Source excerpt:
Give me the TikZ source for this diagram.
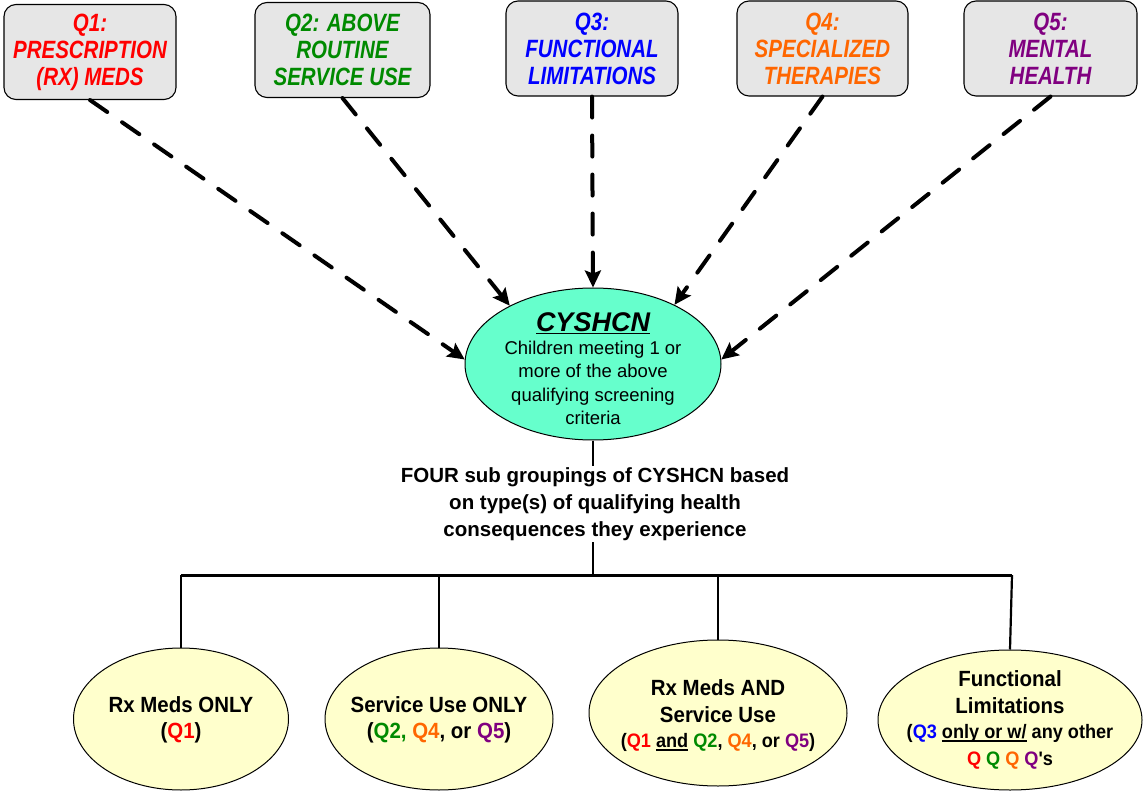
\documentclass[tikz,border=0pt]{standalone}
\usepackage{fontspec}
\setmainfont{Liberation Sans}
\newfontfamily\topfont[FakeStretch=0.82]{Liberation Sans}
\newfontfamily\botfont[FakeStretch=0.93]{Liberation Sans}
\usetikzlibrary{shapes.geometric,arrows.meta}
\definecolor{qred}{HTML}{FF0000}
\definecolor{qgreen}{HTML}{008A00}
\definecolor{qblue}{HTML}{0000FF}
\definecolor{qorange}{HTML}{FF6600}
\definecolor{qpurple}{HTML}{800080}
\definecolor{boxgray}{HTML}{E6E6E6}
\definecolor{aqua}{HTML}{66FFCC}
\definecolor{paleyellow}{HTML}{FFFFCC}
\newcommand{\smallq}{\fontsize{19.5}{25}\selectfont}
\newsavebox{\myulbox}
\newcommand{\myul}[1]{\sbox{\myulbox}{#1}\rlap{\rule[-2.8pt]{\wd\myulbox}{1.4pt}}\usebox{\myulbox}}
\begin{document}
\begin{tikzpicture}[x=1pt,y=-1pt,
  qbox/.style={draw=black,line width=1.1pt,fill=boxgray,rounded corners=12pt,
    minimum height=95pt,inner sep=0pt,align=center,
    font=\topfont\bfseries\itshape\fontsize{25}{27}\selectfont},
  subell/.style={ellipse,draw=black,line width=1pt,fill=paleyellow,inner sep=0pt},
  subtext/.style={align=center,inner sep=0pt,font=\botfont\bfseries\fontsize{22}{26.5}\selectfont},
  darr/.style={line width=4pt,line cap=round,dash pattern=on 21pt off 18pt,
    -{Stealth[length=17pt,width=16pt,inset=3pt,line cap=butt,line join=miter]}},
  tree/.style={line width=2.2pt}]
\useasboundingbox (0,0) rectangle (1143,791);

% top boxes
\node[qbox,minimum width=172pt,text=qred] (q1) at (90,52) {Q1:\\PRESCRIPTION\\(RX) MEDS};
\node[qbox,minimum width=175pt,text=qgreen] (q2) at (342.5,50) {Q2: ABOVE\\ROUTINE\\SERVICE USE};
\node[qbox,minimum width=172pt,text=qblue] (q3) at (592,48.5) {Q3:\\FUNCTIONAL\\LIMITATIONS};
\node[qbox,minimum width=171pt,text=qorange] (q4) at (822.5,48.5) {Q4:\\SPECIALIZED\\THERAPIES};
\node[qbox,minimum width=173pt,text=qpurple] (q5) at (1050.5,48.5) {Q5:\\MENTAL\\HEALTH};

% central ellipse
\node[ellipse,draw=black,line width=1pt,fill=aqua,minimum width=256pt,minimum height=152pt,
  inner sep=0pt] (cy) at (593,364) {};
\node[align=center,inner sep=0pt,font=\fontsize{18.5}{23.5}\selectfont] (cytext) at (593,369)
  {\bfseries\itshape\fontsize{27}{30}\selectfont\underline{CYSHCN}\\[-1pt]
   \normalfont\fontsize{18.5}{23.5}\selectfont Children meeting 1 or\\
   more of the above\\
   qualifying screening\\
   criteria};

% dashed arrows
\draw[darr] (q1.south) -- (cy.178);
\draw[darr] (q2.south) -- (cy.145);
\draw[darr] (q3.south) -- (cy.north);
\draw[darr] (q4.south) -- (cy.36);
\draw[darr] (q5.south) -- (cy.2);

% tree
\coordinate (hub) at (593,575);
\coordinate (barL) at (181,575);
\coordinate (barR) at (1012,575);
\draw[tree] (cy.south) -- (hub);
\node[fill=white,inner sep=1pt,align=center,font=\bfseries\fontsize{20.5}{27}\selectfont] (txt) at (595,504)
  {FOUR sub groupings of CYSHCN based\\on type(s) of qualifying health\\consequences they experience};
\draw[line width=3pt] (barL) -- (barR);

% bottom ellipses
\node[subell,minimum width=215pt,minimum height=142pt] (e1) at (181,719) {};
\node[subtext] (t1) at (181,720) {Rx Meds ONLY\\(\textcolor{qred}{Q1})};
\node[subell,minimum width=228pt,minimum height=142pt] (e2) at (439,719) {};
\node[subtext] (t2) at (439,720)
  {Service Use ONLY\\(\textcolor{qgreen}{Q2,} \textcolor{qorange}{Q4}, or \textcolor{qpurple}{Q5})};
\node[subell,minimum width=258pt,minimum height=146pt] (e3) at (718,713) {};
\node[subtext] (t3) at (718,716)
  {Rx Meds AND\\Service Use\\[-1pt]
   \smallq(\textcolor{qred}{Q1} \myul{and} \textcolor{qgreen}{Q2}, \textcolor{qorange}{Q4}, or \textcolor{qpurple}{Q5})};
\node[subell,minimum width=264pt,minimum height=140pt] (e4) at (1010,720) {};
\node[subtext] (t4) at (1010,720)
  {Functional\\Limitations\\[-1pt]
   \smallq(\textcolor{qblue}{Q3} \myul{only or w/} any other\\
   \smallq\textcolor{qred}{Q} \textcolor{qgreen}{Q} \textcolor{qorange}{Q} \textcolor{qpurple}{Q}'s};

\draw[tree] (barL) -- (e1.north);
\draw[tree] (e2.north |- hub) -- (e2.north);
\draw[tree] (e3.north |- hub) -- (e3.north);
\draw[tree] (barR) -- (e4.north);
\end{tikzpicture}
\end{document}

What is needed: Give back every line exactly as it stands, pictures excluded.

The response:
Give me the TikZ source for this diagram.
\documentclass[tikz,border=0pt]{standalone}
\usepackage{fontspec}
\setmainfont{Liberation Sans}
\newfontfamily\topfont[FakeStretch=0.82]{Liberation Sans}
\newfontfamily\botfont[FakeStretch=0.93]{Liberation Sans}
\usetikzlibrary{shapes.geometric,arrows.meta}
\definecolor{qred}{HTML}{FF0000}
\definecolor{qgreen}{HTML}{008A00}
\definecolor{qblue}{HTML}{0000FF}
\definecolor{qorange}{HTML}{FF6600}
\definecolor{qpurple}{HTML}{800080}
\definecolor{boxgray}{HTML}{E6E6E6}
\definecolor{aqua}{HTML}{66FFCC}
\definecolor{paleyellow}{HTML}{FFFFCC}
\newcommand{\smallq}{\fontsize{19.5}{25}\selectfont}
\newsavebox{\myulbox}
\newcommand{\myul}[1]{\sbox{\myulbox}{#1}\rlap{\rule[-2.8pt]{\wd\myulbox}{1.4pt}}\usebox{\myulbox}}
\begin{document}
\begin{tikzpicture}[x=1pt,y=-1pt,
  qbox/.style={draw=black,line width=1.1pt,fill=boxgray,rounded corners=12pt,
    minimum height=95pt,inner sep=0pt,align=center,
    font=\topfont\bfseries\itshape\fontsize{25}{27}\selectfont},
  subell/.style={ellipse,draw=black,line width=1pt,fill=paleyellow,inner sep=0pt},
  subtext/.style={align=center,inner sep=0pt,font=\botfont\bfseries\fontsize{22}{26.5}\selectfont},
  darr/.style={line width=4pt,line cap=round,dash pattern=on 21pt off 18pt,
    -{Stealth[length=17pt,width=16pt,inset=3pt,line cap=butt,line join=miter]}},
  tree/.style={line width=2.2pt}]
\useasboundingbox (0,0) rectangle (1143,791);

% top boxes
\node[qbox,minimum width=172pt,text=qred] (q1) at (90,52) {Q1:\\PRESCRIPTION\\(RX) MEDS};
\node[qbox,minimum width=175pt,text=qgreen] (q2) at (342.5,50) {Q2: ABOVE\\ROUTINE\\SERVICE USE};
\node[qbox,minimum width=172pt,text=qblue] (q3) at (592,48.5) {Q3:\\FUNCTIONAL\\LIMITATIONS};
\node[qbox,minimum width=171pt,text=qorange] (q4) at (822.5,48.5) {Q4:\\SPECIALIZED\\THERAPIES};
\node[qbox,minimum width=173pt,text=qpurple] (q5) at (1050.5,48.5) {Q5:\\MENTAL\\HEALTH};

% central ellipse
\node[ellipse,draw=black,line width=1pt,fill=aqua,minimum width=256pt,minimum height=152pt,
  inner sep=0pt] (cy) at (593,364) {};
\node[align=center,inner sep=0pt,font=\fontsize{18.5}{23.5}\selectfont] (cytext) at (593,369)
  {\bfseries\itshape\fontsize{27}{30}\selectfont\underline{CYSHCN}\\[-1pt]
   \normalfont\fontsize{18.5}{23.5}\selectfont Children meeting 1 or\\
   more of the above\\
   qualifying screening\\
   criteria};

% dashed arrows
\draw[darr] (q1.south) -- (cy.178);
\draw[darr] (q2.south) -- (cy.145);
\draw[darr] (q3.south) -- (cy.north);
\draw[darr] (q4.south) -- (cy.36);
\draw[darr] (q5.south) -- (cy.2);

% tree
\coordinate (hub) at (593,575);
\coordinate (barL) at (181,575);
\coordinate (barR) at (1012,575);
\draw[tree] (cy.south) -- (hub);
\node[fill=white,inner sep=1pt,align=center,font=\bfseries\fontsize{20.5}{27}\selectfont] (txt) at (595,504)
  {FOUR sub groupings of CYSHCN based\\on type(s) of qualifying health\\consequences they experience};
\draw[line width=3pt] (barL) -- (barR);

% bottom ellipses
\node[subell,minimum width=215pt,minimum height=142pt] (e1) at (181,719) {};
\node[subtext] (t1) at (181,720) {Rx Meds ONLY\\(\textcolor{qred}{Q1})};
\node[subell,minimum width=228pt,minimum height=142pt] (e2) at (439,719) {};
\node[subtext] (t2) at (439,720)
  {Service Use ONLY\\(\textcolor{qgreen}{Q2,} \textcolor{qorange}{Q4}, or \textcolor{qpurple}{Q5})};
\node[subell,minimum width=258pt,minimum height=146pt] (e3) at (718,713) {};
\node[subtext] (t3) at (718,716)
  {Rx Meds AND\\Service Use\\[-1pt]
   \smallq(\textcolor{qred}{Q1} \myul{and} \textcolor{qgreen}{Q2}, \textcolor{qorange}{Q4}, or \textcolor{qpurple}{Q5})};
\node[subell,minimum width=264pt,minimum height=140pt] (e4) at (1010,720) {};
\node[subtext] (t4) at (1010,720)
  {Functional\\Limitations\\[-1pt]
   \smallq(\textcolor{qblue}{Q3} \myul{only or w/} any other\\
   \smallq\textcolor{qred}{Q} \textcolor{qgreen}{Q} \textcolor{qorange}{Q} \textcolor{qpurple}{Q}'s};

\draw[tree] (barL) -- (e1.north);
\draw[tree] (e2.north |- hub) -- (e2.north);
\draw[tree] (e3.north |- hub) -- (e3.north);
\draw[tree] (barR) -- (e4.north);
\end{tikzpicture}
\end{document}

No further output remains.